The Contrarian Take: Payroll Integration Is COIN's Tesla Moment
I'm calling it now: Coinbase's new payroll routing feature isn't just another retail gimmick. It's the institutional adoption vector that could transform COIN from a volatile crypto exchange into America's primary financial infrastructure play. While the street obsesses over daily trading volumes and regulatory theater, Armstrong just dropped the blueprint for capturing a slice of the $8.8 trillion annual U.S. payroll market.
The Numbers That Matter Beyond the Noise
At $178, COIN trades at roughly 6x forward revenue estimates, a discount that screams institutional skepticism about crypto's staying power. But here's what the traditional finance crowd is missing: Coinbase processed $145 billion in volume last quarter, beating expectations despite crypto winter conditions. More tellingly, their subscription revenue grew 89% year-over-year to $543 million, signaling the platform's evolution beyond pure trading commissions.
The payroll integration targets the 160 million American workers who currently have zero friction path from earned income to crypto allocation. Even a 5% adoption rate among U.S. workers routing just 10% of paychecks through Coinbase creates $44 billion in new platform assets under management annually. At their current 1.2% average revenue take rate, that's $528 million in incremental revenue before considering the compounding effects of regular dollar-cost averaging.
Regulatory Winds Shifting in Plain Sight
The Texas crypto lobby news isn't just political theater. It represents a fundamental shift in how American lawmakers view digital assets: from existential threat to economic necessity. When crypto interests can successfully primary sitting lawmakers, it signals institutional capital and voter sentiment have aligned behind digital asset adoption.
Coinbase's regulatory moat continues widening. Their compliance infrastructure, built through $2.3 billion in legal and regulatory expenses over the past three years, creates barriers to entry that become more valuable as regulation crystallizes. New entrants can't simply copy their technology; they must rebuild their entire regulatory relationship framework.
The TradFi Bridge Nobody's Pricing In
Wall Street's biggest blind spot on COIN remains their inability to value Coinbase's position as the bridge between traditional finance and digital assets. The payroll feature isn't revolutionary technology. It's revolutionary positioning.
Traditional brokerages like Schwab and Fidelity offer crypto exposure through ETFs, but they can't offer direct payroll routing to self-custody wallets or staking rewards. Banks can process ACH transfers, but they can't facilitate immediate conversion to yield-bearing crypto assets. Coinbase sits uniquely at this intersection, licensed as both a money transmitter and digital asset exchange.

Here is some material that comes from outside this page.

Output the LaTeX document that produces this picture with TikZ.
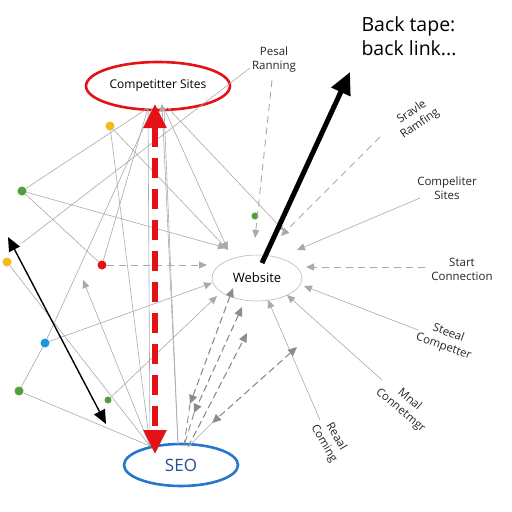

Volatility as Feature, Not Bug
The CONL leveraged product's struggles highlight exactly why COIN deserves a premium valuation over crypto-native plays. Investors seeking crypto exposure without the complexity of direct asset management increasingly view COIN as their proxy play. The stock's correlation to crypto prices provides upside exposure while maintaining traditional equity liquidity and regulatory protection.
Coinbase's base business model actually benefits from volatility. Higher price swings drive increased trading volume, while their subscription products provide revenue stability during quiet periods. Last quarter's 89% subscription growth proves this diversification strategy is working.
The Institutional Adoption Timeline
Payroll integration sets up a three-phase adoption curve that could unfold over 18-24 months:
Phase 1 (Current): Early adopters and crypto natives adopt payroll routing, establishing proof of concept and compliance frameworks.
Phase 2 (6-12 months): Major payroll processors like ADP and Paychex integrate Coinbase APIs, expanding reach to millions of workers through existing HR systems.
Phase 3 (12-24 months): Corporate treasury adoption accelerates as companies follow employee demand for crypto payment options, potentially including partial salary payments in digital assets.
Market Positioning vs. Reality
COIN's current valuation reflects market skepticism about crypto's institutional future. But the payroll integration represents something fundamentally different from speculative crypto trading: it's infrastructure for the inevitable digitization of money itself.
While Bitcoin ETFs capture headlines, Coinbase is building the actual pipes that will carry digital money through the American economy. The payroll feature transforms Coinbase from a crypto exchange into a financial utility with network effects that compound over time.
Bottom Line
COIN at $178 offers asymmetric upside as markets underestimate the strategic value of payroll integration. The stock remains trapped between crypto volatility and traditional finance skepticism, but this positioning becomes advantageous as digital assets transition from speculative assets to financial infrastructure. The payroll feature isn't just product development; it's Coinbase's path to becoming essential American financial infrastructure.